[begin Source excerpt]
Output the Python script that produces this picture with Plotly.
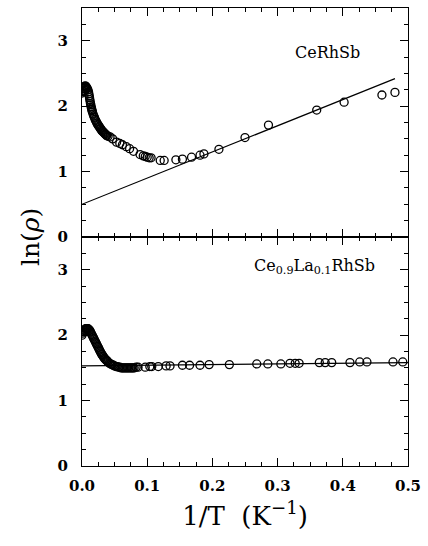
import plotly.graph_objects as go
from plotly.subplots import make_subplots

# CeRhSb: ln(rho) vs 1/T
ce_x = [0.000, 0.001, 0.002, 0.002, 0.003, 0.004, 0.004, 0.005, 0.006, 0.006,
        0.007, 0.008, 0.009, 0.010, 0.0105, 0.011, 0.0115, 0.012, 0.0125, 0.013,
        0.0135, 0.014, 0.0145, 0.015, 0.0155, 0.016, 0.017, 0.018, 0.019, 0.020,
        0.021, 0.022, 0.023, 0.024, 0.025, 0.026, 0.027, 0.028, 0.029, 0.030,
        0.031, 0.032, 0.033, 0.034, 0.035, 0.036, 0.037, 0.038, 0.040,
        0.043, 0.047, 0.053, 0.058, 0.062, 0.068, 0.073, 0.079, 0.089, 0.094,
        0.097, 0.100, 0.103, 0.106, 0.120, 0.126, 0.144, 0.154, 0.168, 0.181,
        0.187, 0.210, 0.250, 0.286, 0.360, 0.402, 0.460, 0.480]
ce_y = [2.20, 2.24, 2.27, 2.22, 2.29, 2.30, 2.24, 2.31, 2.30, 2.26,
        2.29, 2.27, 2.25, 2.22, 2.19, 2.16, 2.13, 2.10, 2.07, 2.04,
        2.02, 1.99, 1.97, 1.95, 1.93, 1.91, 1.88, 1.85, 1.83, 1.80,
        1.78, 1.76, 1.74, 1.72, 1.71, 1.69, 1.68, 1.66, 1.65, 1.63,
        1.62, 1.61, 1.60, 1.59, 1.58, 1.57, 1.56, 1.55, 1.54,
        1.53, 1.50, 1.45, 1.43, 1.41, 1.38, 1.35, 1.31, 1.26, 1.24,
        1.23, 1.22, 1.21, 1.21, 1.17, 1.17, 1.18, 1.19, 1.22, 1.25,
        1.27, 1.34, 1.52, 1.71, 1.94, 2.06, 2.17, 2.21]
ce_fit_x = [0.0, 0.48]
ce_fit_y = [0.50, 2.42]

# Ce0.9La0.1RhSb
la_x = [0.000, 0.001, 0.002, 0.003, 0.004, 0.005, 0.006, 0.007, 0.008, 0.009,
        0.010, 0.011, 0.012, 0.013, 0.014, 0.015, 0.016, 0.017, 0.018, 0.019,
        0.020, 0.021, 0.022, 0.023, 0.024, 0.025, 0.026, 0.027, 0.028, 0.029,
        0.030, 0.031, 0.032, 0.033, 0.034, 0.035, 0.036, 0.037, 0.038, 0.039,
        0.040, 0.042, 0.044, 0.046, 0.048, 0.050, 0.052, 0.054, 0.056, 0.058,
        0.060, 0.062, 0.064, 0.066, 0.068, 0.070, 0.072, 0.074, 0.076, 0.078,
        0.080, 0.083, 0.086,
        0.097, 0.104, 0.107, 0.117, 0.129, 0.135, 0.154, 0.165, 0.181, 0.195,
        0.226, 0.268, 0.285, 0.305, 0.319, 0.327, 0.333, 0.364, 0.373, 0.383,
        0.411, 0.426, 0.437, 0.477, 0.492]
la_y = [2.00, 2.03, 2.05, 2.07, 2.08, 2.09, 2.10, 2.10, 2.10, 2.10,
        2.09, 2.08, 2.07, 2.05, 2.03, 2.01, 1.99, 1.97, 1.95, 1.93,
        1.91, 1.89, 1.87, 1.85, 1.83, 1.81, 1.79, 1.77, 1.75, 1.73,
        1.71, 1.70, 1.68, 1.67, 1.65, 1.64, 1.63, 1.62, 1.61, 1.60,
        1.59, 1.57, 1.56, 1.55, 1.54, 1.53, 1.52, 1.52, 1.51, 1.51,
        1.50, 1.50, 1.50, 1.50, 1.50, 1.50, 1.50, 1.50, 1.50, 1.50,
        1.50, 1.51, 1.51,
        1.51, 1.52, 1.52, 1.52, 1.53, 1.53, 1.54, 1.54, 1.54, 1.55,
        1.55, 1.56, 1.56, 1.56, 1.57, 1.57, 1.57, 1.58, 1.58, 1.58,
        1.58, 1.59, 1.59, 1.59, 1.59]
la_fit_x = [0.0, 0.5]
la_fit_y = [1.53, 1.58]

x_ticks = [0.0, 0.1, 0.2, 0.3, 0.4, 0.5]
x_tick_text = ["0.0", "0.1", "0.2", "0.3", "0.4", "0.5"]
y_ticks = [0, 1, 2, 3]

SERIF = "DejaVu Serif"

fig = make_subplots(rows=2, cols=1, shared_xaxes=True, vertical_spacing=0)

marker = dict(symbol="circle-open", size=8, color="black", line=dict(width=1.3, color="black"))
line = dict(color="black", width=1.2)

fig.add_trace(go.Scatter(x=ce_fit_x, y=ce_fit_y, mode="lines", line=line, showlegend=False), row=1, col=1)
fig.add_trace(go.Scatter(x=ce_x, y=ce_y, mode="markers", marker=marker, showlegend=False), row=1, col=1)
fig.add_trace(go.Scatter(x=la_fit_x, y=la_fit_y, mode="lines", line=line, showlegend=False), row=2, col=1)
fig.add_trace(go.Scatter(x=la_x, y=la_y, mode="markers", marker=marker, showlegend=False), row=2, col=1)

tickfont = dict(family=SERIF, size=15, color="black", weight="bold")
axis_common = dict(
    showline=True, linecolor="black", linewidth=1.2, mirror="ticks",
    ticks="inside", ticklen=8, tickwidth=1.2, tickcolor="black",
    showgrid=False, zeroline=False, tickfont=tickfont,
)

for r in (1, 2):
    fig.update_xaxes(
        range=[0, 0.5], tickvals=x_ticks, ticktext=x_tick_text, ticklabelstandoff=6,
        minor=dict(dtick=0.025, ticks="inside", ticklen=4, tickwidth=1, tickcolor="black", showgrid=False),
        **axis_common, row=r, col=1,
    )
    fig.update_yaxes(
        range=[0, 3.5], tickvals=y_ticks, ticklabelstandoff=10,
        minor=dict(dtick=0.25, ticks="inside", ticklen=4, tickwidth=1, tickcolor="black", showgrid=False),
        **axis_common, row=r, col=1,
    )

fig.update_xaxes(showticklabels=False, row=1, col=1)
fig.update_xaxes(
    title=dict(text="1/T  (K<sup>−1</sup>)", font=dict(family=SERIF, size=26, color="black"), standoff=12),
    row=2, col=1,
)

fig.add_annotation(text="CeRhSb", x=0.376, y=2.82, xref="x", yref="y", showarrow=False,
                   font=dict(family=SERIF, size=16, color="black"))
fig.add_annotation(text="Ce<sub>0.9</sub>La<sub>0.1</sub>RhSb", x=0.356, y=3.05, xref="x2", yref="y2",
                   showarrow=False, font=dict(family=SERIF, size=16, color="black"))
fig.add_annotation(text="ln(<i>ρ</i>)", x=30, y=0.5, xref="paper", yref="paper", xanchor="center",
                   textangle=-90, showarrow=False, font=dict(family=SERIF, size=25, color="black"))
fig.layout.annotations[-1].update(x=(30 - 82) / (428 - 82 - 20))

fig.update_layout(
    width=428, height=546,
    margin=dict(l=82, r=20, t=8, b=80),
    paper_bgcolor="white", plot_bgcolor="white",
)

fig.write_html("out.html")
[end Source excerpt]
Each line of the material must be retyped exactly, except that images are omitted.

Output the Python script that produces this picture with Plotly.
import plotly.graph_objects as go
from plotly.subplots import make_subplots

# CeRhSb: ln(rho) vs 1/T
ce_x = [0.000, 0.001, 0.002, 0.002, 0.003, 0.004, 0.004, 0.005, 0.006, 0.006,
        0.007, 0.008, 0.009, 0.010, 0.0105, 0.011, 0.0115, 0.012, 0.0125, 0.013,
        0.0135, 0.014, 0.0145, 0.015, 0.0155, 0.016, 0.017, 0.018, 0.019, 0.020,
        0.021, 0.022, 0.023, 0.024, 0.025, 0.026, 0.027, 0.028, 0.029, 0.030,
        0.031, 0.032, 0.033, 0.034, 0.035, 0.036, 0.037, 0.038, 0.040,
        0.043, 0.047, 0.053, 0.058, 0.062, 0.068, 0.073, 0.079, 0.089, 0.094,
        0.097, 0.100, 0.103, 0.106, 0.120, 0.126, 0.144, 0.154, 0.168, 0.181,
        0.187, 0.210, 0.250, 0.286, 0.360, 0.402, 0.460, 0.480]
ce_y = [2.20, 2.24, 2.27, 2.22, 2.29, 2.30, 2.24, 2.31, 2.30, 2.26,
        2.29, 2.27, 2.25, 2.22, 2.19, 2.16, 2.13, 2.10, 2.07, 2.04,
        2.02, 1.99, 1.97, 1.95, 1.93, 1.91, 1.88, 1.85, 1.83, 1.80,
        1.78, 1.76, 1.74, 1.72, 1.71, 1.69, 1.68, 1.66, 1.65, 1.63,
        1.62, 1.61, 1.60, 1.59, 1.58, 1.57, 1.56, 1.55, 1.54,
        1.53, 1.50, 1.45, 1.43, 1.41, 1.38, 1.35, 1.31, 1.26, 1.24,
        1.23, 1.22, 1.21, 1.21, 1.17, 1.17, 1.18, 1.19, 1.22, 1.25,
        1.27, 1.34, 1.52, 1.71, 1.94, 2.06, 2.17, 2.21]
ce_fit_x = [0.0, 0.48]
ce_fit_y = [0.50, 2.42]

# Ce0.9La0.1RhSb
la_x = [0.000, 0.001, 0.002, 0.003, 0.004, 0.005, 0.006, 0.007, 0.008, 0.009,
        0.010, 0.011, 0.012, 0.013, 0.014, 0.015, 0.016, 0.017, 0.018, 0.019,
        0.020, 0.021, 0.022, 0.023, 0.024, 0.025, 0.026, 0.027, 0.028, 0.029,
        0.030, 0.031, 0.032, 0.033, 0.034, 0.035, 0.036, 0.037, 0.038, 0.039,
        0.040, 0.042, 0.044, 0.046, 0.048, 0.050, 0.052, 0.054, 0.056, 0.058,
        0.060, 0.062, 0.064, 0.066, 0.068, 0.070, 0.072, 0.074, 0.076, 0.078,
        0.080, 0.083, 0.086,
        0.097, 0.104, 0.107, 0.117, 0.129, 0.135, 0.154, 0.165, 0.181, 0.195,
        0.226, 0.268, 0.285, 0.305, 0.319, 0.327, 0.333, 0.364, 0.373, 0.383,
        0.411, 0.426, 0.437, 0.477, 0.492]
la_y = [2.00, 2.03, 2.05, 2.07, 2.08, 2.09, 2.10, 2.10, 2.10, 2.10,
        2.09, 2.08, 2.07, 2.05, 2.03, 2.01, 1.99, 1.97, 1.95, 1.93,
        1.91, 1.89, 1.87, 1.85, 1.83, 1.81, 1.79, 1.77, 1.75, 1.73,
        1.71, 1.70, 1.68, 1.67, 1.65, 1.64, 1.63, 1.62, 1.61, 1.60,
        1.59, 1.57, 1.56, 1.55, 1.54, 1.53, 1.52, 1.52, 1.51, 1.51,
        1.50, 1.50, 1.50, 1.50, 1.50, 1.50, 1.50, 1.50, 1.50, 1.50,
        1.50, 1.51, 1.51,
        1.51, 1.52, 1.52, 1.52, 1.53, 1.53, 1.54, 1.54, 1.54, 1.55,
        1.55, 1.56, 1.56, 1.56, 1.57, 1.57, 1.57, 1.58, 1.58, 1.58,
        1.58, 1.59, 1.59, 1.59, 1.59]
la_fit_x = [0.0, 0.5]
la_fit_y = [1.53, 1.58]

x_ticks = [0.0, 0.1, 0.2, 0.3, 0.4, 0.5]
x_tick_text = ["0.0", "0.1", "0.2", "0.3", "0.4", "0.5"]
y_ticks = [0, 1, 2, 3]

SERIF = "DejaVu Serif"

fig = make_subplots(rows=2, cols=1, shared_xaxes=True, vertical_spacing=0)

marker = dict(symbol="circle-open", size=8, color="black", line=dict(width=1.3, color="black"))
line = dict(color="black", width=1.2)

fig.add_trace(go.Scatter(x=ce_fit_x, y=ce_fit_y, mode="lines", line=line, showlegend=False), row=1, col=1)
fig.add_trace(go.Scatter(x=ce_x, y=ce_y, mode="markers", marker=marker, showlegend=False), row=1, col=1)
fig.add_trace(go.Scatter(x=la_fit_x, y=la_fit_y, mode="lines", line=line, showlegend=False), row=2, col=1)
fig.add_trace(go.Scatter(x=la_x, y=la_y, mode="markers", marker=marker, showlegend=False), row=2, col=1)

tickfont = dict(family=SERIF, size=15, color="black", weight="bold")
axis_common = dict(
    showline=True, linecolor="black", linewidth=1.2, mirror="ticks",
    ticks="inside", ticklen=8, tickwidth=1.2, tickcolor="black",
    showgrid=False, zeroline=False, tickfont=tickfont,
)

for r in (1, 2):
    fig.update_xaxes(
        range=[0, 0.5], tickvals=x_ticks, ticktext=x_tick_text, ticklabelstandoff=6,
        minor=dict(dtick=0.025, ticks="inside", ticklen=4, tickwidth=1, tickcolor="black", showgrid=False),
        **axis_common, row=r, col=1,
    )
    fig.update_yaxes(
        range=[0, 3.5], tickvals=y_ticks, ticklabelstandoff=10,
        minor=dict(dtick=0.25, ticks="inside", ticklen=4, tickwidth=1, tickcolor="black", showgrid=False),
        **axis_common, row=r, col=1,
    )

fig.update_xaxes(showticklabels=False, row=1, col=1)
fig.update_xaxes(
    title=dict(text="1/T  (K<sup>−1</sup>)", font=dict(family=SERIF, size=26, color="black"), standoff=12),
    row=2, col=1,
)

fig.add_annotation(text="CeRhSb", x=0.376, y=2.82, xref="x", yref="y", showarrow=False,
                   font=dict(family=SERIF, size=16, color="black"))
fig.add_annotation(text="Ce<sub>0.9</sub>La<sub>0.1</sub>RhSb", x=0.356, y=3.05, xref="x2", yref="y2",
                   showarrow=False, font=dict(family=SERIF, size=16, color="black"))
fig.add_annotation(text="ln(<i>ρ</i>)", x=30, y=0.5, xref="paper", yref="paper", xanchor="center",
                   textangle=-90, showarrow=False, font=dict(family=SERIF, size=25, color="black"))
fig.layout.annotations[-1].update(x=(30 - 82) / (428 - 82 - 20))

fig.update_layout(
    width=428, height=546,
    margin=dict(l=82, r=20, t=8, b=80),
    paper_bgcolor="white", plot_bgcolor="white",
)

fig.write_html("out.html")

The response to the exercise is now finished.